Both Tobit and Sarah pray on the same day, in different cities, and the Book of Tobit records that God heard both prayers simultaneously. That simultaneity is the theological point. Tobit's prayer rises from a man who has been faithful his whole life and cannot understand why faithfulness has produced blindness and poverty. Sarah's prayer rises from a woman who has done nothing wrong and cannot understand why she has been made the target of a demon's obsession. God hears them both. Not because they have earned a hearing. Both are suffering unjustly. But because their cries are real.

The feast at the opening of Tobit, then, is not just a background detail. It is the problem the book is trying to solve. A community that numbs itself to suffering, its own suffering, the suffering of the dead in the marketplace, the suffering of the exile itself, becomes unable to cry out. And the tradition, from Exodus through Amos through the Sifrei Devarim, insists that the capacity to cry out is what makes redemption possible.

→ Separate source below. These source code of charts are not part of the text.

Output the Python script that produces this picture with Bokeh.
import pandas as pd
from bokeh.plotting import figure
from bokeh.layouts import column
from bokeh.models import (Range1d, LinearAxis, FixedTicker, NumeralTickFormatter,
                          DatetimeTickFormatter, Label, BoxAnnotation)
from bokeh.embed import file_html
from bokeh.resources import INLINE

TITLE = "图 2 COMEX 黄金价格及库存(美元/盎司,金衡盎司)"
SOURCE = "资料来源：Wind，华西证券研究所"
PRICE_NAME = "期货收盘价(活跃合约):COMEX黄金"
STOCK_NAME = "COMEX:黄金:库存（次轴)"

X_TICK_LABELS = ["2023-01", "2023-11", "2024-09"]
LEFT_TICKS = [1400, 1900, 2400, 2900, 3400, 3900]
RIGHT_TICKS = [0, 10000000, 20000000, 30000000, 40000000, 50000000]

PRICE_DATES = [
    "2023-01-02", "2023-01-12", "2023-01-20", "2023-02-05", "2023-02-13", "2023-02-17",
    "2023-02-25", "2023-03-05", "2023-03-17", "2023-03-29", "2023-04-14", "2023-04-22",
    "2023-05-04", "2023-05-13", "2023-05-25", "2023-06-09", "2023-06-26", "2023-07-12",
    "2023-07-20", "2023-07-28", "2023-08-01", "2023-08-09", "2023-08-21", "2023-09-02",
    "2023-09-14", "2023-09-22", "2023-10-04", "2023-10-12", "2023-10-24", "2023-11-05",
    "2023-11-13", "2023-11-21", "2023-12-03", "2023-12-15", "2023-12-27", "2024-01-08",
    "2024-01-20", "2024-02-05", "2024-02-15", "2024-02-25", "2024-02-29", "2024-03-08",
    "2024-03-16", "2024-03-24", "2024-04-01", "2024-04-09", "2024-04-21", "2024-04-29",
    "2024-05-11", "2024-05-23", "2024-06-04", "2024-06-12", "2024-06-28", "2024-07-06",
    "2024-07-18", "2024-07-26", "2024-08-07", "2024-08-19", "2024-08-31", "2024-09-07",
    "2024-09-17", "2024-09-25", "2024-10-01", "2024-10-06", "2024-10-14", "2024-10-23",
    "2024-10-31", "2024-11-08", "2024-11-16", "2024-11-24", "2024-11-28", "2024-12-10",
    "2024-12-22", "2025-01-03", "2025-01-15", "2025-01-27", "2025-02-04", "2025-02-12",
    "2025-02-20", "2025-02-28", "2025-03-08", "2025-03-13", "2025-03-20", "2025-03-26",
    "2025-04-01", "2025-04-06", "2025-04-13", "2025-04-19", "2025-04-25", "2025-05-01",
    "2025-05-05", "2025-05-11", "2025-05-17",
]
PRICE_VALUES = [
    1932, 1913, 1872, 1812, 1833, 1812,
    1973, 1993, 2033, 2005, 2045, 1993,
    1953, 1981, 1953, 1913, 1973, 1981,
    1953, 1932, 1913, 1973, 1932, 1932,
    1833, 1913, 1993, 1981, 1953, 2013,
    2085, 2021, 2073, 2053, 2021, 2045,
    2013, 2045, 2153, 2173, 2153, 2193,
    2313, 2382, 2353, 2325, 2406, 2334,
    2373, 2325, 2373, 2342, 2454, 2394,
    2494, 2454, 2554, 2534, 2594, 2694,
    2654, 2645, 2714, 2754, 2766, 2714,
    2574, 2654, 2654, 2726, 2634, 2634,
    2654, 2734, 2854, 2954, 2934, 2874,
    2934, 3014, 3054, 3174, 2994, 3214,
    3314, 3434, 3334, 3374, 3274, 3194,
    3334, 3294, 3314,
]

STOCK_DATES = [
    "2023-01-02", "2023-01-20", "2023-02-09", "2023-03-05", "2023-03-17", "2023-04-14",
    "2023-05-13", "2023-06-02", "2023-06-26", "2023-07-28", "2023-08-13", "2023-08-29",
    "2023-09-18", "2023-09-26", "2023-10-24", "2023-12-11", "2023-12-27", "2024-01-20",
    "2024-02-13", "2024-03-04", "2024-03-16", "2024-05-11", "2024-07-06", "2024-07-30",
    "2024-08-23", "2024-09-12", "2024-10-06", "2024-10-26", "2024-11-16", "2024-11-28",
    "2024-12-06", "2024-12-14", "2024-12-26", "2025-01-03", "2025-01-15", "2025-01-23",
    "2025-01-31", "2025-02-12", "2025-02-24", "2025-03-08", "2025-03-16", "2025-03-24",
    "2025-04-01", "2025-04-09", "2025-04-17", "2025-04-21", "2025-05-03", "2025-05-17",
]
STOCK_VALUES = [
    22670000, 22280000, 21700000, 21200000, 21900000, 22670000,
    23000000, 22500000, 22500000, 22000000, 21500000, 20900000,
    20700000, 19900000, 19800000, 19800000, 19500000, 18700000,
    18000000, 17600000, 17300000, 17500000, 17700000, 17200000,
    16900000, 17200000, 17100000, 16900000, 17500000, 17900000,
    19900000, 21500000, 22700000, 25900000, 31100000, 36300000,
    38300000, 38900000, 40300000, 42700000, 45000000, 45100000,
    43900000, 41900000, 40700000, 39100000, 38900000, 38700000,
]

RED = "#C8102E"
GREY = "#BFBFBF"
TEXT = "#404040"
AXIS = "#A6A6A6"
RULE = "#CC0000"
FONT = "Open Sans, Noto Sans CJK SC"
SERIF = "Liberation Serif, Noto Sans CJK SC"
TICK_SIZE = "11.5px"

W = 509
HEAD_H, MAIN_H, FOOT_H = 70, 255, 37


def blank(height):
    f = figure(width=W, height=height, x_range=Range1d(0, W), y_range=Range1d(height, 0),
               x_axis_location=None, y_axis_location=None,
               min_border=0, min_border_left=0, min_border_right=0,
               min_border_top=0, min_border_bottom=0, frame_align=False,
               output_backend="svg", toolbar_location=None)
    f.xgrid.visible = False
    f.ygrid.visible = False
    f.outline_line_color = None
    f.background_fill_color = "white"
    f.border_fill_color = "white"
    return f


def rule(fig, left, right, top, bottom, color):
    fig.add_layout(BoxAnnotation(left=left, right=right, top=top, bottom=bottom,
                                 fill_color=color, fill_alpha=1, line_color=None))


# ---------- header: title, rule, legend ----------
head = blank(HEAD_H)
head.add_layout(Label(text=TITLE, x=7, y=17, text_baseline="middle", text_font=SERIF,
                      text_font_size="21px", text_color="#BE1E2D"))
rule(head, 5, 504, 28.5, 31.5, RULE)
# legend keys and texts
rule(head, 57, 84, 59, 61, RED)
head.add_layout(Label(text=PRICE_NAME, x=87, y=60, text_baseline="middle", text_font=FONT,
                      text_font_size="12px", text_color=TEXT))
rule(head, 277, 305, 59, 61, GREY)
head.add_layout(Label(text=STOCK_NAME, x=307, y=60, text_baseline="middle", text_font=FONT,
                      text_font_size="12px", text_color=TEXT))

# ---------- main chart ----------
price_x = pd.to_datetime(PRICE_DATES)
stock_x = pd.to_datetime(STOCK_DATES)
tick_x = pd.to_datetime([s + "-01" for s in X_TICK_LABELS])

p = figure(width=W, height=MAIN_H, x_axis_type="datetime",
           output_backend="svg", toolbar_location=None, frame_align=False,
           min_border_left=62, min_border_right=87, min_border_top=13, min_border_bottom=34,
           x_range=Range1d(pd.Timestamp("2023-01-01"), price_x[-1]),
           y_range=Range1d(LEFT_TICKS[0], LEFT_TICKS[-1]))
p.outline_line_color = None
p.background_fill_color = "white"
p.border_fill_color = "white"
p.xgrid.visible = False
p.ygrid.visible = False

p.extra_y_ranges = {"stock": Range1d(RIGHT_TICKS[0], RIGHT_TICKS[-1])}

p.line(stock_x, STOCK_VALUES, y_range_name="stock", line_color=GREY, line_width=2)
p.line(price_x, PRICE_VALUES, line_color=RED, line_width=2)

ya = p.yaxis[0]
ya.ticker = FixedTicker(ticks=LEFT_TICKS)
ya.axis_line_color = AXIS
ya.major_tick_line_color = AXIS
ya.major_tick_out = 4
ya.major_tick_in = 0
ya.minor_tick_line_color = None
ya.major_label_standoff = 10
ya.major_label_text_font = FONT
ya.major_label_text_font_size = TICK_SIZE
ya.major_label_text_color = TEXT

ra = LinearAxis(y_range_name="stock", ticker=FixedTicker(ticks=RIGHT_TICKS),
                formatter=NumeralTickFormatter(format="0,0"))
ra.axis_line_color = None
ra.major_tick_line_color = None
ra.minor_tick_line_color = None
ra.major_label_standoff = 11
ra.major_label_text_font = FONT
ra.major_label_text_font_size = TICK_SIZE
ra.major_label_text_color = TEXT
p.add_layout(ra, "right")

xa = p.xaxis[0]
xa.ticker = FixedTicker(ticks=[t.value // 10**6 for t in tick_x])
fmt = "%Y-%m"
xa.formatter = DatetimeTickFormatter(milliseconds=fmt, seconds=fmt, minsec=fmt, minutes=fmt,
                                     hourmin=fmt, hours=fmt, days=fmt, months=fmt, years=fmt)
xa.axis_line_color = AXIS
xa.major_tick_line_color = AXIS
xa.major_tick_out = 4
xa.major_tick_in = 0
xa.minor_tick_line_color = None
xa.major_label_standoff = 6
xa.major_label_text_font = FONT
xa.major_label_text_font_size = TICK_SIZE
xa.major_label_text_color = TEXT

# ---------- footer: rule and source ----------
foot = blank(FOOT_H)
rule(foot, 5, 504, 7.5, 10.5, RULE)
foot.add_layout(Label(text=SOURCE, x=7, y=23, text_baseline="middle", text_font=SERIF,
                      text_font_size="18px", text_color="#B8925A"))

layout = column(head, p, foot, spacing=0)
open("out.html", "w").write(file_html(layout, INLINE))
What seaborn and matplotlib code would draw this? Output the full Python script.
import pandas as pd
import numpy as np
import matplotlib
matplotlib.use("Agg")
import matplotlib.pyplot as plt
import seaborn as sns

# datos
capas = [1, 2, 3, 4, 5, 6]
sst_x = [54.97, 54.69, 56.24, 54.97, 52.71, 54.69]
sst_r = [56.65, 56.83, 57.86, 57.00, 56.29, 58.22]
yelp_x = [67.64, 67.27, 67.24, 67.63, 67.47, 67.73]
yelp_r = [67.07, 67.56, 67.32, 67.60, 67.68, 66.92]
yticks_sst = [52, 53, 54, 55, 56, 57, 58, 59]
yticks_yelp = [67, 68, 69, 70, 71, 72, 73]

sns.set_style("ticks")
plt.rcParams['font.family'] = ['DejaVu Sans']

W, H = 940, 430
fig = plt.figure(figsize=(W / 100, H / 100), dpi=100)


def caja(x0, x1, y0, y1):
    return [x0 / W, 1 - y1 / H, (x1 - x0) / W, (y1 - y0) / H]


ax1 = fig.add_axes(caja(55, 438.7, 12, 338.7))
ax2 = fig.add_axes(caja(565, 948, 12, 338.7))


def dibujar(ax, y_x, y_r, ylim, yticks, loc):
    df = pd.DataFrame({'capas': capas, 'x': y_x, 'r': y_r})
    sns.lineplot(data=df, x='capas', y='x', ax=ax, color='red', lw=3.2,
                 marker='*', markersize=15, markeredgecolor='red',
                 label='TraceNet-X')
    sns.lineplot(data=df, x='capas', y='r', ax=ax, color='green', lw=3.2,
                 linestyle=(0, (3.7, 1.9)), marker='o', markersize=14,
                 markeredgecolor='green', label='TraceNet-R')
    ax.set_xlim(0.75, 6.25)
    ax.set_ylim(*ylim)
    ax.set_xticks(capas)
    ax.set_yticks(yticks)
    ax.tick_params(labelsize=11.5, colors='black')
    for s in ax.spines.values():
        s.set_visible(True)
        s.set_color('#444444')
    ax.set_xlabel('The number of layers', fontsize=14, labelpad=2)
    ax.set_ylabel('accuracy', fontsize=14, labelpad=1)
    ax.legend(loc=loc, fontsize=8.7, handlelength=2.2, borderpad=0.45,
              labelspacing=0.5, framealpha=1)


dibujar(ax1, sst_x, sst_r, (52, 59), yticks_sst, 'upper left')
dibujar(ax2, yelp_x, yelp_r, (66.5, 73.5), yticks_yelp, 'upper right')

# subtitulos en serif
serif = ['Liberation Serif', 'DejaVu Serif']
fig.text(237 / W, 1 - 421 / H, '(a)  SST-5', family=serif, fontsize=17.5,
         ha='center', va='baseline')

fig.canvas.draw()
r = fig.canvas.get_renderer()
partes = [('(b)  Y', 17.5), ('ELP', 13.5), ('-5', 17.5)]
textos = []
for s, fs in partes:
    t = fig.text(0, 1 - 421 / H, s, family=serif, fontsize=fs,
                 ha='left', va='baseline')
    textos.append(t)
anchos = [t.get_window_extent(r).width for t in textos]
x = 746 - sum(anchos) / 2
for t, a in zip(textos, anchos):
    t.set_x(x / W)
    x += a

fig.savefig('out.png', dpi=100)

The apocryphal tradition preserves these stories precisely because they address the gap between official theology and lived experience. Tobit suffers while doing everything right. Sarah suffers without fault. Their suffering is not punitive and does not resolve neatly into the formula that Judith preserves: faithfulness equals protection. The Book of Tobit is interested in righteous people for whom the formula fails, and what they do when it fails.

They cry out. They do not feast.

That distinction is, in the end, what the book is about. The community that feasted while Jerusalem burned had confused the activity of celebration with the state of being whole. Tobit knew the difference. He refused to let the noise of the feast drown out the sound of what was true.